Tsar sets his sight on schools

26th June 2009 at 01:00
Instant messaging and email are just two of the ways Tam Baillie will communicate with young people

Scotland's children's tsar has told MSPs that schools will be his principal means of communicating with youngsters.

Tam Baillie, the new Scottish Commissioner for Children and Young People, plans to establish relationships with schools across the country - primary, secondary, special, residential and secure - using instant messaging and email to question pupils and glean their thoughts and opinions.

He was also enthusiastic about the "wonderful opportunity to engage with education and schools" presented by the Scottish schools' intranet, Glow.

The structures in place for listening to and acting on the views of children and youngsters - such as pupil councils and the Scottish Youth Parliament - were "actually rather flimsy", Mr Baillie said.

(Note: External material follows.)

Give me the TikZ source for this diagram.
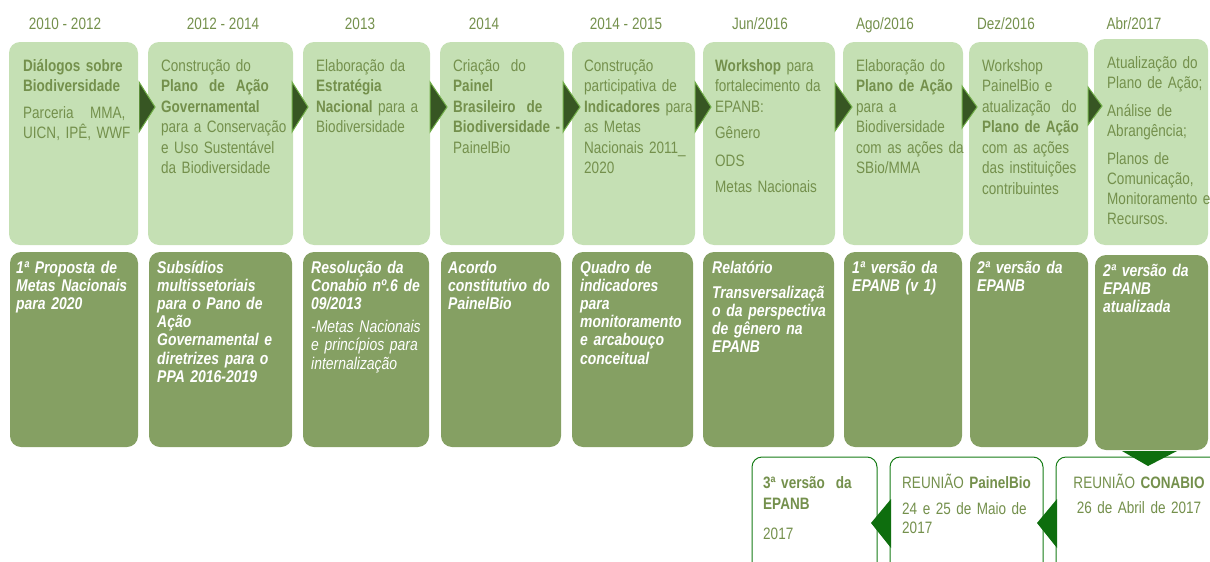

He hoped to promote good practice in the area and model it in his office, he told members of the Parliament's education committee who were taking evidence on what he saw as his priorities, five weeks into the commissioner's post.

Mr Baillie said that in the first instance he would use contact with schools to carry out a national consultation with children and young people. However, he hoped the relationships would be "ongoing".

Teachers would have to act as mediators; he would have to get them "on board", he acknowledged.

"I've spoken to the national educational institutions and they have been enthusiastic about the possibility of direct contact between my office and classes of pupils," said Mr Baillie, who has worked with children for the past 30 years, latterly as director of policy for Barnardo's Scotland.

Mr Baillie told the committee he had three priorities as the new children's commissioner: to promote awareness and understanding of the United Nations Convention on the Rights of the Child; to run a national consultation with children and young people; and to highlight the areas in which Scotland could do better, including disabled children, looked-after children and the children of prisoners.

The annual report by Scotland's chief inspector of prisons had shown that, while just 1 per cent of children entered care, 50 per cent of Scottish prisoners had been looked after in the care system, and 80 per cent of those convicted of violence had been in care, said Mr Baillie. "If we are looking at societal benefit, this is a group of children we have to pay more attention to," he said.

However, there were "two other issues of significant concern", he said - child poverty and inequality, and the early years.

"The development of early years services to better support parents will have generational benefits, but we have to move on that because you only get one shot at nurturing children."

Mr Baillie also admitted to being concerned at the portrayal of children in the media. It showed sympathy for the tragic deaths of Baby P and Brandon Muir, but no thought was given to the often troubled pasts of adolescents who displayed troubling behaviour. "(The media) don't home in on that," he said.

Mr Baillie said he was pleased the MSP review group, looking into a potential merger of his role and that of the human rights commissioner, had concluded they should remain separate. That had strengthened his office, he said.

"I'm happy to be held accountable and convince people of the value of having this national office. I think Scotland should be proud. I know the international perspective is we are held in high regard."